Com esta explicação do Sefer HaChinuch podemos entender de forma mais profunda qual foi o grande arrependimento do Rav Amnom. Quando ele pronunciou as palavras que implicavam a possibilidade dele abandonar D'us, ele imediatamente sentiu o impacto que estas palavras tiveram sobre a sua própria Emuná, e percebeu que tinha cometido um grave erro. Além de denegrir o nome de D'us, sua atitude havia causado um impacto negativo sobre a sua própria alma.
 
Este ensinamento nos ajuda muito a ter o foco correto em Yom Kippur. Parte importante do nosso serviço é o Vidui, a confissão das nossas transgressões, que repetimos por dez vezes durante Yom Kippur. Porém, não devemos fazer o Vidui com um sentimento de que somos fracassados. Temos que verbalizar os nossos erros, mas como uma maneira de senti-los de forma mais profunda no coração, para podermos consertá-los. Em Yom Kippur nós assumimos os nossos erros, não como perdedores que desistiram de lutar, mas como vencedores que assumem seus erros como parte do conserto. Os fracos são aqueles que pensam que estão sempre certos e desviam seus olhos de suas falhas e defeitos.
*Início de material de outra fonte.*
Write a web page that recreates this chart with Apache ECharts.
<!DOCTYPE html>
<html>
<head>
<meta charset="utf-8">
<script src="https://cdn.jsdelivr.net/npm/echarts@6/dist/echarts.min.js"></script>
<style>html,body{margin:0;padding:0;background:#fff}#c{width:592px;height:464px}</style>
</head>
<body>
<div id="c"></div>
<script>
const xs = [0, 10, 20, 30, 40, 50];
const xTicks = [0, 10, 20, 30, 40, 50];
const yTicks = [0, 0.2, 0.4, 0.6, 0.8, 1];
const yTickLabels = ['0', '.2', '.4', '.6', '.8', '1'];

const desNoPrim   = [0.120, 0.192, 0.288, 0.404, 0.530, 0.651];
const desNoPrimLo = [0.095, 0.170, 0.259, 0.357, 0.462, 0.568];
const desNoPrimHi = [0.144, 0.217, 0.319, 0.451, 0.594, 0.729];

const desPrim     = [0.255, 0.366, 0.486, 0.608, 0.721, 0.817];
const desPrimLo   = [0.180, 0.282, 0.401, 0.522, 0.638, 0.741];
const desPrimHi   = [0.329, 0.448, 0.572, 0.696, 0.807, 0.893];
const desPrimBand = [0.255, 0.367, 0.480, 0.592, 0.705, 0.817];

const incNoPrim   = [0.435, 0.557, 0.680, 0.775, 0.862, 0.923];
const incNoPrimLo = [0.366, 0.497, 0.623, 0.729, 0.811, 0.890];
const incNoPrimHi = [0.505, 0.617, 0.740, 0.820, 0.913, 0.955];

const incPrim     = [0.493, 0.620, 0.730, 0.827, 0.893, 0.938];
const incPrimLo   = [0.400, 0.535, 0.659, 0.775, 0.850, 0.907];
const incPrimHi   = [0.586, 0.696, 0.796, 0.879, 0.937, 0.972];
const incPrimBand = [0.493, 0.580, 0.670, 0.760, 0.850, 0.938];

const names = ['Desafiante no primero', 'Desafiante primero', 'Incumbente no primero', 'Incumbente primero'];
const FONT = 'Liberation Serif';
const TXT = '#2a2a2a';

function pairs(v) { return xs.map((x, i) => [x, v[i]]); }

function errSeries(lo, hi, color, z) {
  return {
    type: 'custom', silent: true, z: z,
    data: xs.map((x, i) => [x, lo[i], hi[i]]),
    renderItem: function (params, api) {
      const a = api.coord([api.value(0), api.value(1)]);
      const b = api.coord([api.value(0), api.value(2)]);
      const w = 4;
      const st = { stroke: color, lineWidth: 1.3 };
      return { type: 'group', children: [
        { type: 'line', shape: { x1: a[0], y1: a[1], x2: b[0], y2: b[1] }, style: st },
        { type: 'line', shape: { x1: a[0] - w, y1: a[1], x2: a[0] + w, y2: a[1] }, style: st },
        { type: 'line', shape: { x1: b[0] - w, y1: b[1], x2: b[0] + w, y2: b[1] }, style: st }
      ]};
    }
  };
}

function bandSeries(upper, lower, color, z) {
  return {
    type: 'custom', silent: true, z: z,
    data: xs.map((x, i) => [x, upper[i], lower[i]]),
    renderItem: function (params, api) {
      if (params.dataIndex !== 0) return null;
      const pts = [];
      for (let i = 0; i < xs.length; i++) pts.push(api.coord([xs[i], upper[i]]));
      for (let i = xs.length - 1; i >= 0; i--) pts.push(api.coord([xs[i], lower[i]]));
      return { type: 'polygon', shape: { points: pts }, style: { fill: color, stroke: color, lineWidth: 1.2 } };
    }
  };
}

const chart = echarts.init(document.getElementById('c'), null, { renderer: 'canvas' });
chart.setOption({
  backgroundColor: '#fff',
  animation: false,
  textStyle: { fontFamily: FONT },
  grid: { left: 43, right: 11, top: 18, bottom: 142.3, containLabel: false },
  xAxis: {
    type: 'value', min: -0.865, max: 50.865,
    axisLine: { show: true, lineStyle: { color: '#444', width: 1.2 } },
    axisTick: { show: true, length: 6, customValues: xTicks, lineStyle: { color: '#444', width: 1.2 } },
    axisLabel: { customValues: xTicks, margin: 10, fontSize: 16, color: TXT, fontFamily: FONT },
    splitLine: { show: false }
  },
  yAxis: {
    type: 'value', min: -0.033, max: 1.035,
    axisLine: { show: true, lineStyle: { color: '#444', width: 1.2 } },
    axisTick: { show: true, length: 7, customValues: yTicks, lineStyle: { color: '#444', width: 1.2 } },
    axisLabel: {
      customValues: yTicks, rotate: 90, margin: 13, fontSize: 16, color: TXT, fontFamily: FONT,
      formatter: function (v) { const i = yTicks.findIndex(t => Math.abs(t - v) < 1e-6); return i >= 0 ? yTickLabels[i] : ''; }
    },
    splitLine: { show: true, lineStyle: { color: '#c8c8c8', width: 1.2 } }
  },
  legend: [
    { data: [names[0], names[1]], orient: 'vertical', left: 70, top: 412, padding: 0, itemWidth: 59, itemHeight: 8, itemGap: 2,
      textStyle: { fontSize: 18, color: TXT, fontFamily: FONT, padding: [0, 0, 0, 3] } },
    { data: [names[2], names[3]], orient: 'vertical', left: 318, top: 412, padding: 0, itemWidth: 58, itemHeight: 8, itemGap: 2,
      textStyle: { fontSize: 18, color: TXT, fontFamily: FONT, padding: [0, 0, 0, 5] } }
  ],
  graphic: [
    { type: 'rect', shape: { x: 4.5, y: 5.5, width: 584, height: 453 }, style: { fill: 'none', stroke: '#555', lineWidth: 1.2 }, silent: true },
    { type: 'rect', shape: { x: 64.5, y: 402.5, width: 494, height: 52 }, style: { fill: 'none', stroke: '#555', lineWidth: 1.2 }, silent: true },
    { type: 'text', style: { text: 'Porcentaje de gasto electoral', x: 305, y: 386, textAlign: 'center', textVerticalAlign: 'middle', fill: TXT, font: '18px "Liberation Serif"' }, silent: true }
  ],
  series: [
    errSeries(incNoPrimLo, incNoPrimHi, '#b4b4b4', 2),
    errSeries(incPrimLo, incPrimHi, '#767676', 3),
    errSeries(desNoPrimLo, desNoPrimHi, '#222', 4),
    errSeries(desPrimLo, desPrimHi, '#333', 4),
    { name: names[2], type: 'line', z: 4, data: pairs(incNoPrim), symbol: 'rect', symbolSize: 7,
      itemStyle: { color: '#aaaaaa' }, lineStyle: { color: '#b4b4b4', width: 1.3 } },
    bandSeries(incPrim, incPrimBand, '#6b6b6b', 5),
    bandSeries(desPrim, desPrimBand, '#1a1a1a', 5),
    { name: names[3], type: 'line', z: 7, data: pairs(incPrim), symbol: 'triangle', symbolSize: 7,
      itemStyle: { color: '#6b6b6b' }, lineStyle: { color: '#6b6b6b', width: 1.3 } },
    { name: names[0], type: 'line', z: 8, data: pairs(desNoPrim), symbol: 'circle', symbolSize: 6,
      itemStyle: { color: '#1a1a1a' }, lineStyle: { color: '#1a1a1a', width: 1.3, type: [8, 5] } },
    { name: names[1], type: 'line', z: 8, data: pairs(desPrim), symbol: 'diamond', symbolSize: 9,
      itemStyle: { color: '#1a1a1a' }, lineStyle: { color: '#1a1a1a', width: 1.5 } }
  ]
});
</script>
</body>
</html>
Os fortes são aqueles que sabem assumir suas falhas e defeitos, e que, apesar de terem tropeçado, levantam a cabeça para consertá-los.
 
Este conceito deve ser utilizado não apenas em Yom Kippur, mas em todos os momentos da vida, pois devemos sempre pensar de maneira positiva. Nossos pensamentos e nossa fala influenciam muito em quem somos. Estamos começando um novo ano e precisamos ser otimistas, olhar as oportunidades e as nossas possibilidades de crescimento, e não as dificuldades e os fracassos do passado. Com uma atitude positiva, certamente poderemos consertar todos os nossos erros e crescer muito neste ano. O poder das palavras é incrível, e quando bem utilizadas, podem nos transformar em pessoas cada vez melhores.